1 Samuel 2:18-20, 26  • Psalm 148  • Colossians 3:12-17  • Luke 2:41-52

First, I am aware that Christmas lies between today and next Sunday.  But this is a series of blog posts about Sunday lectionary readings, so I’m going on ahead to December 27.

Readings like this week’s Gospel text make me glad that I’m an English professor rather than theology professor.  My impressions might take too much from the theological podcasting world, but the sense that I get there is that there’s a lot at stake in self-identifying as part of this or that school, so that “The Scholarship” becomes not a tradition of inquiry but a Shibboleth of sorts, a mark that you’re “one of us” or “one of them.”

So for some folks, saying that Luke’s geographic center of gravity is Jerusalem where Matthew’s is Galilee would be something of a betrayal: the project would not be to appreciate what’s going on in Jerusalem in Luke and to take for granted that it’s a different portrait from Matthew’s.  Instead the duty of the public expositor of the Bible would be to demonstrate that in fact the disciples could have gone to Galilee and remained in Jerusalem after Jesus rose from the dead.  For other folks, the different rendezvous points at the ends of Matthew and Luke ends the conversation; whatever happens in those disparate places could not be the real act of the real “historical Jesus” and thus stands at best as interesting mythology or at worst as the ideology that stamped out the burgeoning feminism and toleration that was all over the Roman world, as you can see in… no actual extant texts, but we’re just sure somebody mean and orthodox stamped it out!

I caricature, of course, but I also enjoy Luke as a portrait of a real Savior, and I love the fact that here, in the season of Christmastide, we get to read one of the “Why are you looking for Jesus?” texts that bookend the gospel of Luke.  The one that has become more famous, perhaps because more people go to church on Easter Sunday than on the first Sunday after Christmas, happens in Luke 24, when the women go to the tomb of Jesus, where two men (in Luke’s version) greet them and ask them, “Why do you seek the living among the dead?” (24:5).  That question, with all of its triumphant scorn for Rome’s murderous machinery, is cool in its own right.  But it’s even cooler paired up with its counterpart in Luke 2.

In the Christmas-season text, also in the area of Jerusalem, just like the Easter text, Jesus himself poses the question: “Why are you looking for me?” (2:49).  Luke, as a literary text, puts the true King in Jerusalem at each end of the text, defying the expectation that he go away early on and that he stay dead later on.  In both cases, when somebody does find him, he’s teaching folks to see the world through the newly-illuminated Scriptures, and on both ends the Spirit is the agent making things move in the world.

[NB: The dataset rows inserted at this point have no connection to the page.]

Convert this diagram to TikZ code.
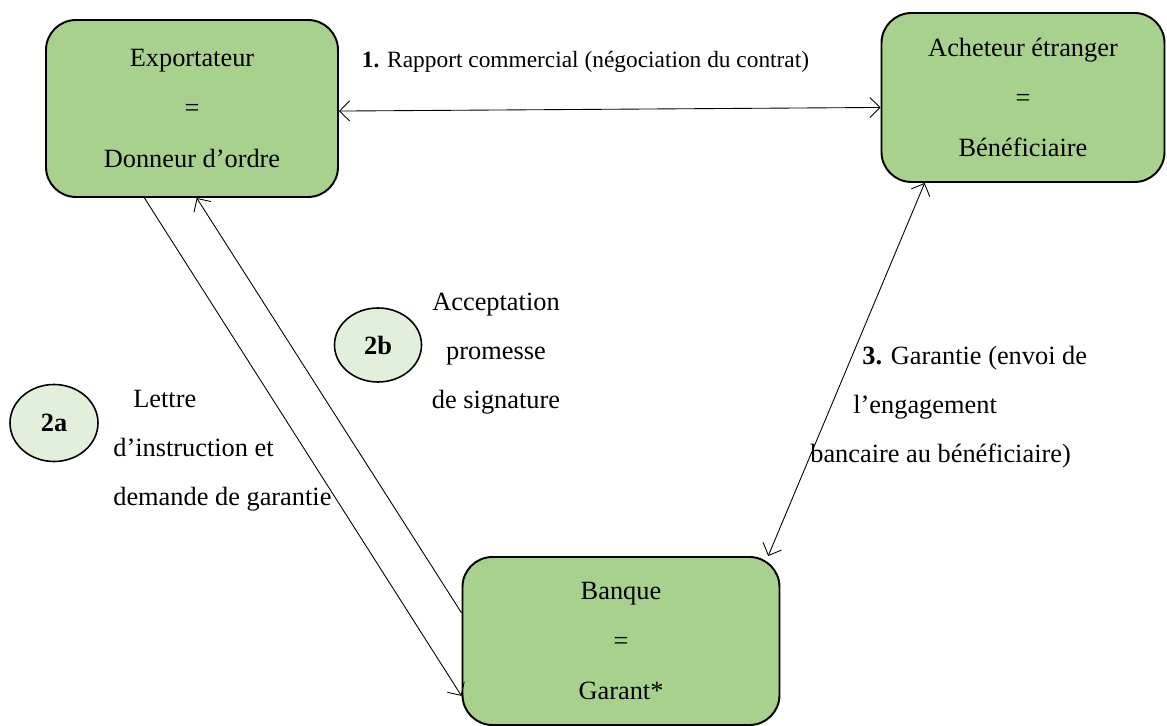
\documentclass[tikz,border=0pt]{standalone}
\usepackage{fontspec}
\setmainfont{Liberation Serif}
\usepackage{xcolor}
\usepackage{tikz}
\usetikzlibrary{shapes,arrows.meta,positioning,calc}

\definecolor{boxgreen}{HTML}{A9D18E}
\definecolor{stepgreen}{HTML}{E2EFDA}

\begin{document}
\begin{tikzpicture}[
    party/.style={rectangle, rounded corners=0.6cm, draw, line width=1.1pt, fill=boxgreen, align=center, font=\fontsize{15}{28.5}\selectfont},
    stepmark/.style={ellipse, draw, line width=0.9pt, fill=stepgreen, inner sep=0pt, font=\fontsize{15}{18}\selectfont\bfseries},
    note/.style={inner sep=0pt, font=\fontsize{15}{27.9}\selectfont},
    flow/.style={line width=0.5pt, >={Straight Barb[length=2mm, width=4mm]}}
]
\useasboundingbox (0,0) rectangle (23.34,14.52);

% Parties
\node[party, minimum width=5.84cm, minimum height=3.54cm] (exp) at (3.84,12.35) {Exportateur\\=\\Donneur d'ordre};
\node[party, minimum width=5.66cm, minimum height=3.38cm] (ach) at (20.46,12.57) {Acheteur étranger\\=\\Bénéficiaire};
\node[party, minimum width=6.34cm, minimum height=3.36cm] (bank) at (12.42,1.70) {Banque\\=\\Garant*};

% Step marks
\node[stepmark, minimum width=1.76cm, minimum height=1.54cm] (s2a) at (1.08,6.06) {2a};
\node[stepmark, minimum width=1.74cm, minimum height=1.48cm] (s2b) at (7.56,7.62) {2b};

% Labels
\node[note, font=\fontsize{13.3}{16}\selectfont] (l1) at (11.71,13.28) {\textbf{1.} Rapport commercial (négociation du contrat)};
\node[note, anchor=west, align=left] (l2a) at (2.26,5.5) {\hspace*{0.4cm}Lettre\\d'instruction et\\demande de garantie};
\node[note, align=center] (l2b) at (9.92,7.44) {Acceptation\\promesse\\de signature};
\node[note, anchor=west, align=left] (l3) at (16.2,6.38) {\hspace*{1.04cm}\textbf{3.} Garantie (envoi de\\\hspace*{0.86cm}l'engagement\\bancaire au bénéficiaire)};

% Arrows
\draw[flow, <->] (exp.-1.4) -- (ach.184.3);
\draw[flow, ->] (exp.242) -- (bank.199.4);
\draw[flow, ->] (bank.170.7) -- (exp.273.2);
\draw[flow, <->] (bank.30.5) -- (ach.221.5);

\end{tikzpicture}
\end{document}
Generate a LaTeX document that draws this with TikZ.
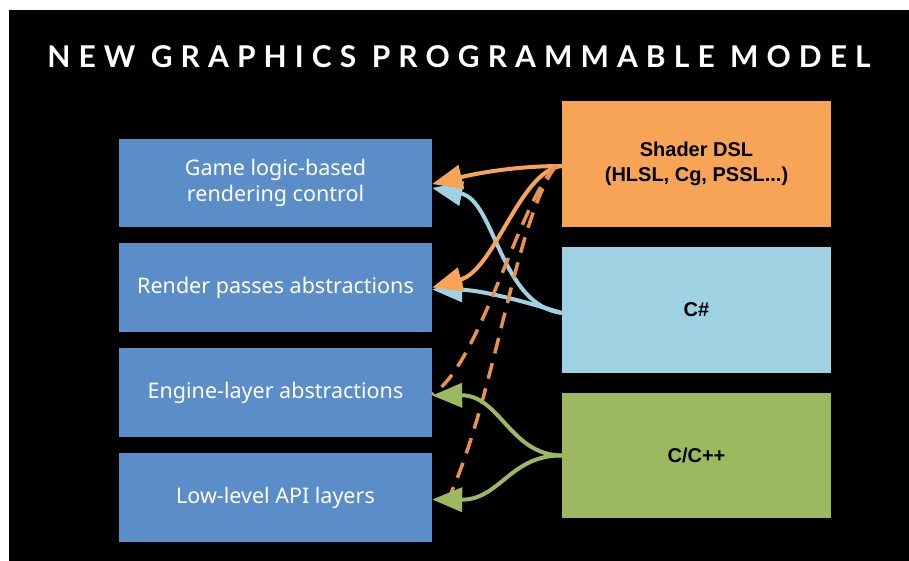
\documentclass[tikz,border=0pt]{standalone}
\usepackage{fontspec}
\setmainfont{Noto Sans}
\newfontfamily\titlefont[LetterSpace=27]{Lato}
\newfontfamily\rfont{Liberation Sans}
\usetikzlibrary{arrows.meta}
\definecolor{boxblue}{HTML}{5B8DC8}
\definecolor{shaderorange}{HTML}{F8A457}
\definecolor{csblue}{HTML}{9ED1E2}
\definecolor{cppgreen}{HTML}{9CB860}
\definecolor{dashorange}{HTML}{E8924E}
\tikzset{
  leftbox/.style={rectangle, fill=boxblue, minimum width=313pt, minimum height=89pt, inner sep=0pt,
    text=white, align=center, font=\fontsize{21.5}{26}\selectfont},
  rightbox/.style={rectangle, minimum width=269pt, minimum height=126pt, inner sep=0pt,
    text=black, align=center, font=\rfont\bfseries\fontsize{20}{24.5}\selectfont},
  conn/.style={line width=4pt, -{Triangle[length=30pt,width=24pt]}},
  dashconn/.style={line width=3.5pt, color=dashorange, dash pattern=on 16pt off 10pt}
}
\begin{document}
\begin{tikzpicture}[x=1pt,y=-1pt]
\useasboundingbox (0,0) rectangle (909,561);
\fill[white] (0,0) rectangle (909,561);
\fill[black] (9,10) rectangle (909,561);

\node[text=white, font=\titlefont\bfseries\fontsize{30}{36}\selectfont] (title) at (459,57) {NEW GRAPHICS PROGRAMMABLE MODEL};

\node[leftbox, minimum height=88pt] (b1) at (275.5,183) {Game logic-based\\rendering control};
\node[leftbox] (b2) at (275.5,287.5) {Render passes abstractions};
\node[leftbox] (b3) at (275.5,392.5) {Engine-layer abstractions};
\node[leftbox] (b4) at (275.5,497.5) {Low-level API layers};

\node[rightbox, fill=shaderorange] (sh) at (696.5,164) {Shader DSL\\(HLSL, Cg, PSSL...)};
\node[rightbox, fill=csblue] (cs) at (696.5,310) {C\#};
\node[rightbox, fill=cppgreen, minimum height=125pt] (cpp) at (696.5,455.5) {C/C++};

% C# arrows
\draw[conn, color=csblue] ([yshift=-3pt]cs.west) .. controls (500,305) and (495,200) .. ([yshift=-5pt]b1.east);
\draw[conn, color=csblue] ([yshift=-3pt]cs.west) .. controls (520,300) and (480,290) .. ([yshift=-2pt]b2.east);

% Shader arrows
\draw[conn, color=shaderorange] ([yshift=-2pt]sh.west) .. controls (510,166) and (470,175) .. ([yshift=-1pt]b1.east);
\draw[conn, color=shaderorange] ([yshift=-2pt]sh.west) .. controls (520,170) and (495,270) .. (b2.east);

% dashed
\draw[dashconn] ([xshift=-6pt,yshift=-2pt]sh.west) .. controls (520,200) and (480,365) .. ([yshift=-2pt]b3.east);
\draw[dashconn] ([xshift=-6pt,yshift=-2pt]sh.west) .. controls (515,220) and (495,400) .. ([xshift=15pt,yshift=-4pt]b4.east);

% C/C++ arrows
\draw[conn, color=cppgreen] (cpp.west) .. controls (510,455) and (500,395) .. ([yshift=-3pt]b3.east);
\draw[conn, color=cppgreen] (cpp.west) .. controls (510,455) and (500,500) .. ([yshift=-2pt]b4.east);
\end{tikzpicture}
\end{document}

Because I think of the four gospels as literary portraits, that literary move makes a good deal of sense to me.  The point of Luke is not to discard what nineteenth-century German history professors would approve of and to retain what remains and to fill in the gaps with one’s pet theories about a figure called “historical Jesus.”  (Sorry, Mr. Aslan.)  The point is to receive Jesus, a figure whose life comes to us through a long-running community called Church and its canonical texts, the four gospels.  We receive the Church’s Jesus (who is also the Christ of Faith) not as a “historical” core with theological decorations but as a moving target within a moving tradition whose every sermon is on the move.

So to read a text that asks “Why do you seek?” is to confront a tradition’s history as well as the tradition’s self-awareness that Jesus always challenges our best efforts to make God a system as well as the living Savior whose presence makes the most sense among a people called Church.  You know where to find this Jesus: doing the Father’s business, among the living, wherever two or three are gathered, whenever you do for the least of these.

May our next encounter with the living Son of Man find us striving to live the life that Jesus makes possible.